Not long ago, the airways were filled with pundits and populists like Glenn Beck and Peter Schiff, who predicted runaway inflation and the dollar's demise due to the Federal Reserve's aggressive response to the financial crisis. Of course, the opposite happened: the dollar turned out to be the ultimate "safe haven" asset in times of financial distress and inflation fears have given way to concerns about deflation both in the U.S. and Europe even as Japan continues its multi-decade struggle with a persistent lack of inflation. Meanwhile, Chinese inflation is at a 5-year low and Moody's predicts "lower global growth for longer" in its latest quarterly outlook, joining a chorus of forecasters predicting lackluster global growth for the foreseeable future.

The good news for gold investors is that gold did suffer a 50% decline during its bull market in the 1970s. The bad news is a 50% drop from the 2011 peak would bring the metal down to $960, roughly 17% below current levels.

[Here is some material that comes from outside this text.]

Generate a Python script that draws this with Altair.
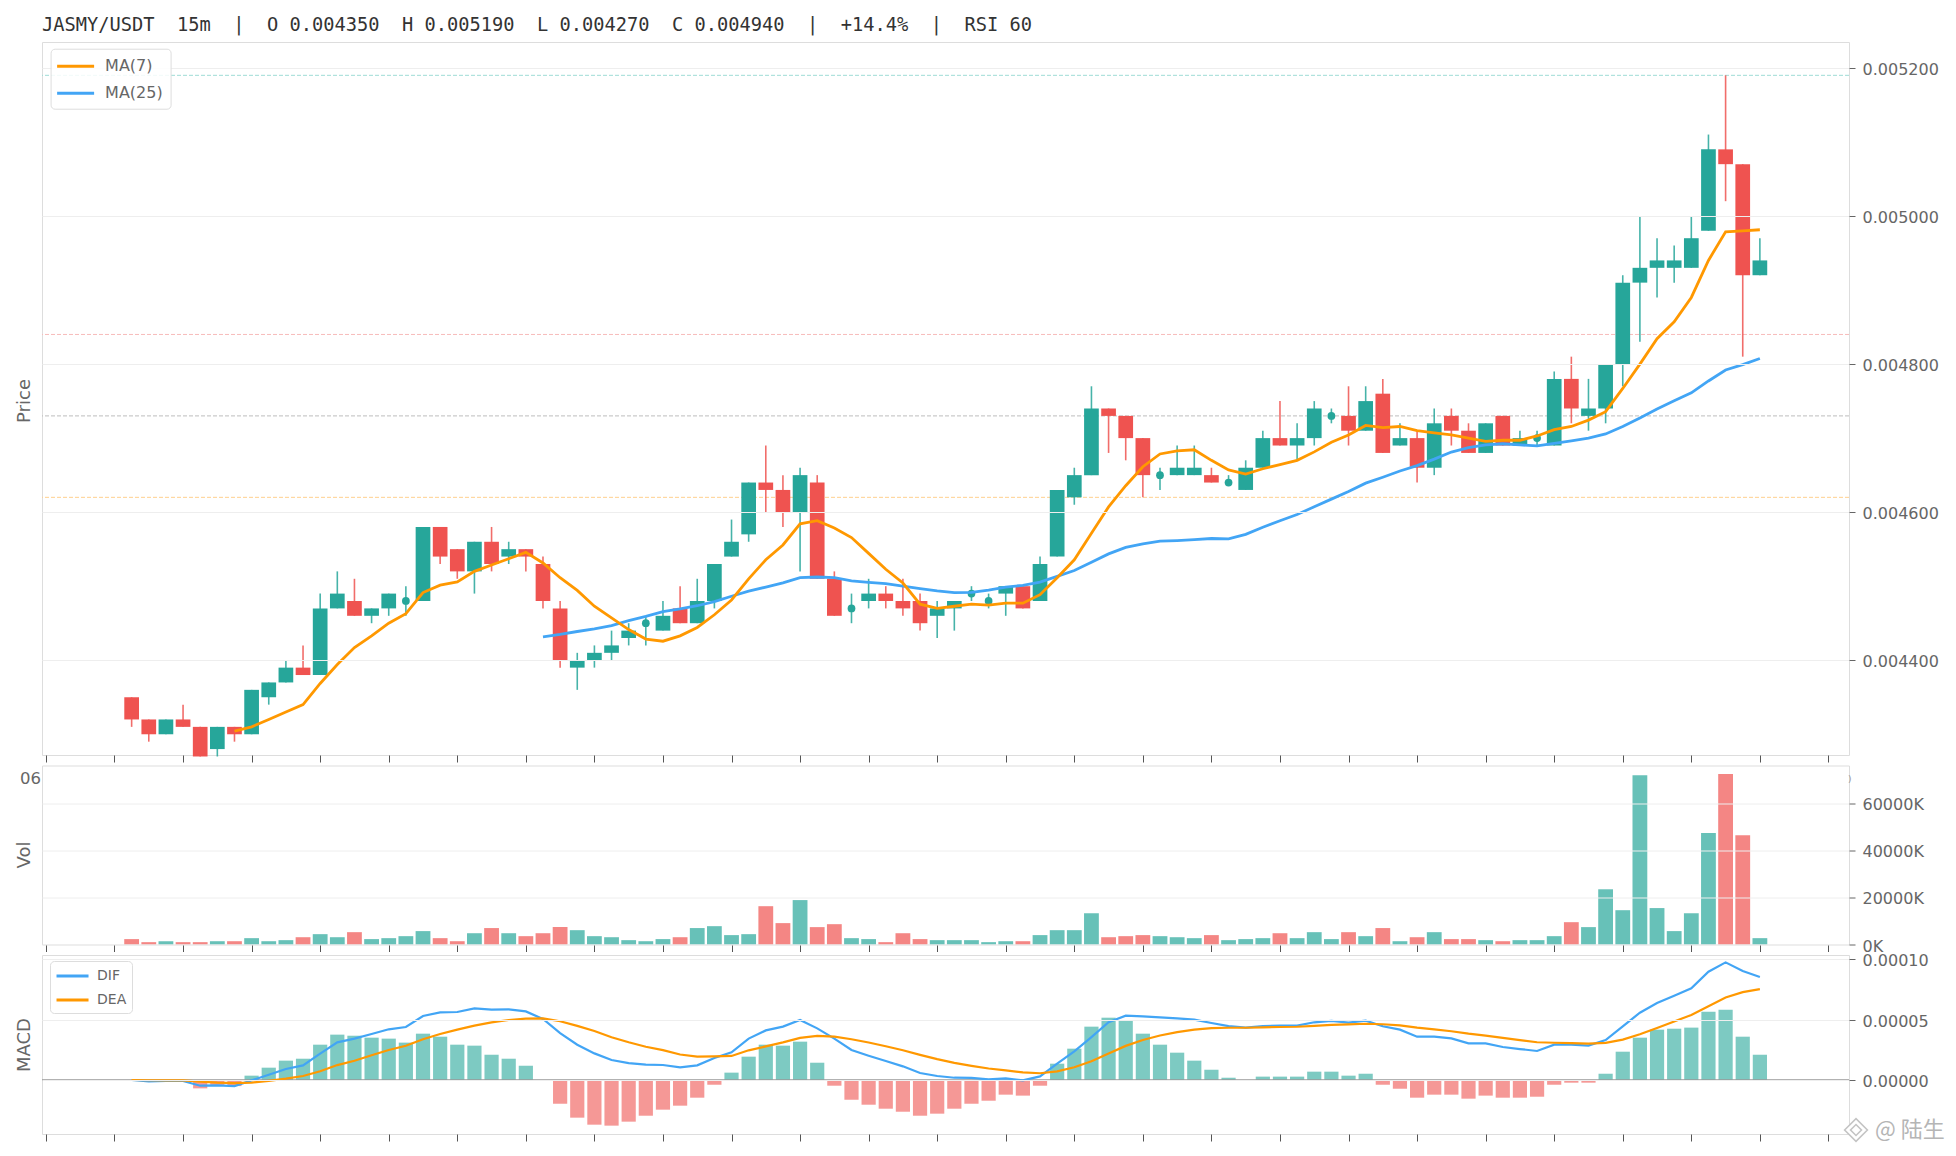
import altair as alt
import pandas as pd

TITLE = "JASMY/USDT  15m  |  O 0.004350  H 0.005190  L 0.004270  C 0.004940  |  +14.4%  |  RSI 60".replace(" ", "\u00a0")
FIRST_INDEX = 5
PRICE_UNIT = 1e-5
MACD_UNIT = 1e-6

opens = [435,432,430,432,431,428,431,430,435,437,439,438,447,448,446,447,448,448,458,455,452,456,454,455,453,447,439,440,441,443,445,444,447,445,448,454,457,464,463,460,464,451,447,448,449,448,448,446,447,449,448,449,450,448,454,462,465,474,473,470,465,465,465,465,464,463,466,470,469,470,473,473,471,476,469,470,466,473,471,468,473,469,470,469,478,473,474,480,491,493,493,493,498,509,507,492]
highs = [435,432,432,434,431,431,431,436,437,440,442,449,452,451,447,449,450,458,458,455,456,458,456,455,454,448,441,442,444,445,446,448,450,451,453,459,464,469,465,466,465,452,449,451,450,451,449,448,448,450,449,450,450,454,463,466,477,474,473,470,466,469,469,466,465,467,471,475,472,475,474,477,477,478,472,471,474,474,472,472,473,471,471,479,481,478,480,492,500,497,496,500,511,519,507,497]
lows = [431,429,430,431,427,427,429,430,434,437,438,438,447,446,445,446,446,448,453,451,449,452,453,452,447,439,436,439,440,442,442,444,445,445,447,454,456,460,458,452,451,446,445,447,447,446,444,443,444,448,447,446,447,448,454,461,465,468,467,462,463,465,465,464,464,463,466,469,467,469,472,469,471,468,469,464,465,469,468,468,469,469,469,469,472,471,472,477,483,489,491,493,498,502,481,492]
closes = [432,430,432,431,427,431,430,436,437,439,438,447,449,446,447,449,448,458,454,452,456,453,455,454,448,440,440,441,442,444,445,446,445,448,453,456,464,463,460,465,451,446,447,449,448,447,445,447,448,449,448,450,447,453,463,465,474,473,470,465,465,466,466,464,464,466,470,469,470,474,473,471,475,468,470,466,472,471,468,472,469,470,470,478,474,474,480,491,493,494,494,497,509,507,492,494]

ma7 = [430.43,431.0,432.0,433.0,434.0,436.86,439.43,441.71,443.29,445.0,446.29,449.14,450.14,450.57,452.0,452.86,453.71,454.57,453.14,451.14,449.43,447.29,445.71,444.14,442.86,442.57,443.29,444.43,446.14,448.14,451.0,453.57,455.57,458.43,458.86,457.86,456.57,454.43,452.29,450.43,447.57,447.0,447.29,447.57,447.43,447.71,447.71,448.86,451.14,453.57,457.14,460.71,463.57,466.14,467.86,468.29,468.43,467.0,465.71,465.14,465.86,466.43,467.0,468.14,469.43,470.43,471.71,471.43,471.57,471.0,470.71,470.43,470.0,469.57,469.71,469.71,470.29,471.14,471.57,472.43,473.57,476.71,480.0,483.43,485.71,489.0,494.0,497.86,498.0,498.14]
ma25 = [443.16,443.48,443.88,444.24,444.68,445.36,445.92,446.56,446.92,447.36,447.92,448.64,449.32,449.88,450.44,451.16,451.24,451.16,450.72,450.52,450.36,450.0,449.68,449.36,449.12,449.16,449.48,449.88,450.12,450.56,451.32,452.12,453.24,454.36,455.24,455.72,456.08,456.16,456.28,456.44,456.4,457.0,457.96,458.84,459.68,460.72,461.76,462.8,463.92,464.72,465.56,466.28,467.16,468.12,468.72,469.08,469.24,469.08,468.96,469.28,469.64,470.0,470.56,471.56,472.72,473.92,475.04,476.12,477.72,479.2,479.92,480.76]

volume_k = [2300,1000,1400,1000,1000,1400,1400,2700,1400,1850,3100,4400,3100,5250,2300,2700,3550,5700,2700,1400,4800,7000,4800,3550,4800,7400,6100,3550,3100,1850,1400,2300,3100,7000,7800,4000,4400,16300,9100,18900,7400,8650,2700,2300,1000,4800,2300,1850,1850,1850,1000,1400,1400,4000,6100,6100,13300,3100,3550,4000,3550,3100,2700,4000,1850,2300,2700,4800,2700,5250,2300,5250,3550,7000,1400,3100,5250,2300,2300,1850,1400,1850,1850,3550,9500,7400,23500,14600,72000,15500,5700,13300,47400,72500,46500,2700]

hist_bars = [0,-0.3,-0.3,-0.5,-6.9,-4,-5,3.6,10.2,16,17.6,29.2,37.5,36.6,35,34.2,30.9,38.3,35.8,29.2,28.4,20.9,17.6,11.8,0,-19.6,-31.1,-36.9,-37.7,-34.4,-29.5,-24.5,-21.2,-14.6,-3.9,6.1,19.3,29.2,28.4,31.7,14.3,-4.7,-16.3,-20.4,-23.7,-26.2,-29.5,-27.8,-23.7,-19.6,-17.1,-12.1,-12.9,-4.7,13.5,25.9,44.1,51.5,49,38.3,29.2,22.6,16,8.5,1.9,0,2.8,2.8,2.8,6.9,6.9,3.6,5.2,-3.9,-7.2,-14.6,-12.1,-12.1,-15.4,-12.9,-14.6,-14.6,-13.8,-3.9,-2.2,-2.2,5.2,23.4,35,41.6,42.4,43.3,56.5,58.1,35.8,20.9]
dif = [0,-1.1,-0.8,-0.8,-4.7,-4.4,-5,-0.3,4.4,9.1,12.1,21.8,31.1,34.2,38,41.9,43.8,52.9,55.9,56.2,59.2,58.1,58.4,56.7,50.4,38.8,29.2,22,16.5,14,12.7,12.4,10.5,12.1,18.2,22.9,34.2,41,44.1,49.6,42.7,34.2,24.8,20.1,15.7,11.3,5.8,3.3,1.9,1.7,0.6,1.4,-0.3,3,13.5,23.7,35.5,47.7,53.2,52.6,51.8,51,49.9,47.1,44.6,43.3,44.6,44.9,44.9,47.7,48.8,47.4,49,44.4,41.6,35.8,35.8,34.4,30.3,30.3,27.3,25.6,24,29.2,29.2,28.4,33,44.4,55.6,63.6,69.7,75.8,89.5,97.2,90,85.1]
dea = [0,-0.2,-0.3,-0.3,-1.25,-2.2,-2.5,-2.2,-0.7,1.1,3.3,7.2,12.35,15.9,20.5,24.8,28.35,33.75,38,41.6,45,47.65,49.6,50.8,51,48.6,44.75,40.45,35.35,31.2,27.45,24.65,21.1,19.4,19.5,19.9,24.55,27.8,31.1,34.8,36.4,35.9,33.7,31,27.9,24.6,20.8,17.3,14.2,11.7,9.5,7.9,6.3,5.6,7.2,10.5,15.5,21.9,28.2,33.1,36.8,39.6,41.7,42.8,43.2,43.2,43.5,43.8,44,44.7,45.5,45.9,46.5,46.1,45.2,43.3,41.8,40.3,38.3,36.7,34.8,33,31.2,30.8,30.5,30.1,30.7,33.4,37.8,43,48.3,53.8,60.9,68.2,72.6,75.1]

level_values = [0.00519, 0.00484, 0.00473, 0.00462]
level_colors = ["#9fdcd6", "#f7bcbb", "#bdbdbd", "#ffd08f"]

price_ticks = [0.0044, 0.0046, 0.0048, 0.0050, 0.0052]
vol_ticks = [0, 20000, 40000, 60000]
macd_ticks = [0.0, 0.00005, 0.0001]
x_ticks = list(range(0, 105, 4))

TEAL, RED, ORANGE, BLUE = "#26a69a", "#ef5350", "#ff9800", "#42a5f5"
WIDTH, H_MAIN, H_SUB = 1807, 713, 179
X_DOMAIN = [-0.23, 105.2]

idx = list(range(FIRST_INDEX, FIRST_INDEX + len(opens)))
df = pd.DataFrame({
    "i": idx,
    "open": [v * PRICE_UNIT for v in opens],
    "high": [v * PRICE_UNIT for v in highs],
    "low": [v * PRICE_UNIT for v in lows],
    "close": [v * PRICE_UNIT for v in closes],
    "vol": volume_k,
    "macd_hist": [v * MACD_UNIT for v in hist_bars],
    "dif": [v * MACD_UNIT for v in dif],
    "dea": [v * MACD_UNIT for v in dea],
})
df["top"] = df[["open", "close"]].max(axis=1)
df["bot"] = df[["open", "close"]].min(axis=1)
up = df[df["close"] > df["open"]]
down = df[df["close"] < df["open"]]
doji = df[df["close"] == df["open"]]
ma7_df = pd.DataFrame({"i": idx[-len(ma7):], "v": [v * PRICE_UNIT for v in ma7], "s": "MA(7)"})
ma25_df = pd.DataFrame({"i": idx[-len(ma25):], "v": [v * PRICE_UNIT for v in ma25], "s": "MA(25)"})
dif_df = pd.DataFrame({"i": idx, "v": df["dif"], "s": "DIF"})
dea_df = pd.DataFrame({"i": idx, "v": df["dea"], "s": "DEA"})
levels = pd.DataFrame({"y": level_values, "c": level_colors})


def x_enc():
    return alt.X("i:Q", scale=alt.Scale(domain=X_DOMAIN, nice=False, zero=False, padding=0),
                 axis=alt.Axis(values=x_ticks, labels=False, title=None, grid=False, domain=False,
                               ticks=True, tickColor="#555555", tickSize=7, tickWidth=1))


def y_axis(values, **kw):
    return alt.Axis(values=values, orient="right", title=None, domain=False, grid=True,
                    gridColor="#eeeeee", gridWidth=1, tickColor="#666666", tickSize=6, tickWidth=1,
                    labelColor="#666666", labelFontSize=16, labelPadding=7, labelOffset=1.5,
                    zindex=1, **kw)


def label(text, x, y, **kw):
    return alt.Chart(pd.DataFrame({"t": [text]})).mark_text(**kw).encode(
        text="t:N", x=alt.value(x), y=alt.value(y))


def axis_title(text, y):
    return label(text, -17, y, angle=270, fontSize=18, color="#666666",
                 align="center", baseline="middle")


def line_legend(x, y, size, path, sym, row, pad, offset):
    return alt.Legend(orient="none", legendX=x, legendY=y, title=None, symbolType=path,
                      symbolSize=sym * sym, symbolStrokeWidth=3, labelFontSize=size,
                      labelColor="#666666", fillColor="rgba(255,255,255,0.85)", strokeColor="#dddddd",
                      cornerRadius=4, padding=pad, rowPadding=row, labelOffset=offset, zindex=2)


PRICE_SCALE = alt.Scale(domain=[0.004272, 0.005235], nice=False, zero=False)
ma_color = alt.Color("s:N", scale=alt.Scale(domain=["MA(7)", "MA(25)"], range=[ORANGE, BLUE]),
                     legend=line_legend(8.6, 6.7, 16, "M-1.22,0H2.89", 18, 8, 7, 26.5))

base_price = alt.Chart(levels).mark_rule(strokeWidth=1, strokeDash=[4, 2]).encode(
    y=alt.Y("y:Q", scale=PRICE_SCALE, axis=y_axis(price_ticks, format=".6f")),
    stroke=alt.Stroke("c:N", scale=None, legend=None))


def candles(data, color):
    wick = alt.Chart(data).mark_rule(color=color, strokeWidth=1.6, opacity=0.85).encode(
        x=x_enc(), y=alt.Y("low:Q"), y2="high:Q")
    body = alt.Chart(data).mark_bar(color=color, size=14.7, orient="vertical").encode(
        x=x_enc(), y=alt.Y("bot:Q"), y2="top:Q")
    return [wick, body]


doji_wick = alt.Chart(doji).mark_rule(color=TEAL, strokeWidth=1.6, opacity=0.85).encode(
    x=x_enc(), y=alt.Y("low:Q"), y2="high:Q")
doji_dot = alt.Chart(doji).mark_circle(color=TEAL, size=60, opacity=1).encode(
    x=x_enc(), y=alt.Y("close:Q"))


def ma_line(data):
    return alt.Chart(data).mark_line(strokeWidth=2.8, strokeJoin="miter").encode(
        x=x_enc(), y=alt.Y("v:Q"), color=ma_color)


main = alt.layer(
    base_price, *candles(up, TEAL), *candles(down, RED), doji_wick, doji_dot,
    ma_line(ma25_df), ma_line(ma7_df),
    axis_title("Price", H_MAIN / 2 + 2.5),
    label(TITLE, 0, -17.5, align="left", baseline="middle", fontSize=18.7, color="#333333",
          font="DejaVu Sans Mono"),
).properties(width=WIDTH, height=H_MAIN)


def vol_bars(data, color):
    return alt.Chart(data).mark_bar(color=color, opacity=0.7, size=14.8, orient="vertical").encode(
        x=x_enc(),
        y=alt.Y("vol:Q", scale=alt.Scale(domain=[0, 76170], nice=False),
                axis=y_axis(vol_ticks, labelExpr="datum.value + 'K'")))


volp = alt.layer(
    vol_bars(df[df["close"] >= df["open"]], TEAL), vol_bars(df[df["close"] < df["open"]], RED),
    axis_title("Vol", H_SUB / 2),
    label("06", -1, 13, align="right", baseline="middle", fontSize=16.5, color="#666666"),
    label(")", WIDTH - 1, 13, align="left", baseline="middle", fontSize=9, color="#999999"),
).properties(width=WIDTH, height=H_SUB)

macd_scale = alt.Scale(domain=[-0.0000446, 0.0001033], nice=False, zero=False)


def macd_bars(data, color):
    return alt.Chart(data).mark_bar(color=color, opacity=0.6, size=14.2, orient="vertical").encode(
        x=x_enc(),
        y=alt.Y("macd_hist:Q", scale=macd_scale, axis=y_axis(macd_ticks, format=".5f")))


zero = alt.Chart(pd.DataFrame({"y": [0.0]})).mark_rule(color="#999999", strokeWidth=1.5).encode(
    y=alt.Y("y:Q", scale=macd_scale))
macd_color = alt.Color("s:N", scale=alt.Scale(domain=["DIF", "DEA"], range=[BLUE, ORANGE]),
                       legend=line_legend(8, 6, 14, "M-1.06,0H2.94", 16, 7, 5.5, 22.5))


def macd_line(data):
    return alt.Chart(data).mark_line(strokeWidth=2.2, strokeJoin="miter").encode(
        x=x_enc(), y=alt.Y("v:Q", scale=macd_scale), color=macd_color)


marks_df = pd.DataFrame({"n": ["outer", "inner"], "s": [520, 120]})
icon = alt.Chart(marks_df).mark_point(shape="diamond", filled=False, stroke="#c4c4c4",
                                      strokeWidth=1.6, fill="#ffffff", fillOpacity=1).encode(
    x=alt.value(1814), y=alt.value(175), size=alt.Size("s:Q", scale=None, legend=None))

macd = alt.layer(
    macd_bars(df[df["macd_hist"] >= 0], TEAL), macd_bars(df[df["macd_hist"] < 0], RED), zero,
    macd_line(dif_df), macd_line(dea_df),
    axis_title("MACD", H_SUB / 2 + 0.5),
    icon,
    label("@ 陆生", 1833, 175, align="left", baseline="middle", fontSize=22, color="#b5b5b5",
          font="Noto Sans CJK SC"),
).properties(width=WIDTH, height=H_SUB)

chart = alt.vconcat(main, volp, macd, spacing=10.5, bounds="flush").resolve_scale(
    color="independent", stroke="independent", size="independent"
).resolve_legend(color="independent").properties(
    padding={"left": 7, "top": 7, "right": 2, "bottom": 2}
).configure_view(stroke="#cccccc", strokeWidth=1).configure(font="DejaVu Sans").configure_axis(
    labelFont="DejaVu Sans").configure_legend(labelFont="DejaVu Sans")

chart.save("out.html", embed_options={"renderer": "svg", "actions": False})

Typically, bear markets don't end until the diehards capitulate and there's no evidence that's occurred yet.

"Make no mistake, there is likely more pain coming to the gold market before the final capitulation is turned in, and the plunge from the highs (around $1,900 per ounce) has to be taken into the context of the parabolic move from the secular lows ($250 per ounce)," writes Gluskin Scheff chief economist and strategist David Rosenberg, who predicts " sub-$900" gold based on "a classic 61.8%" Fibonacci reversal.

In sum, expect more 'dead cat bounces' ahead in the metal's road to lower prices which should keep the pressure on mining stocks which have dramatically underformed the metal in recent years. The Market Vectors Gold Miners ETF (GDX) tumbling 6.3% Monday, led by a 6.7% drop in Barrick Gold (ABX) amid negative comments from Deutsche Bank.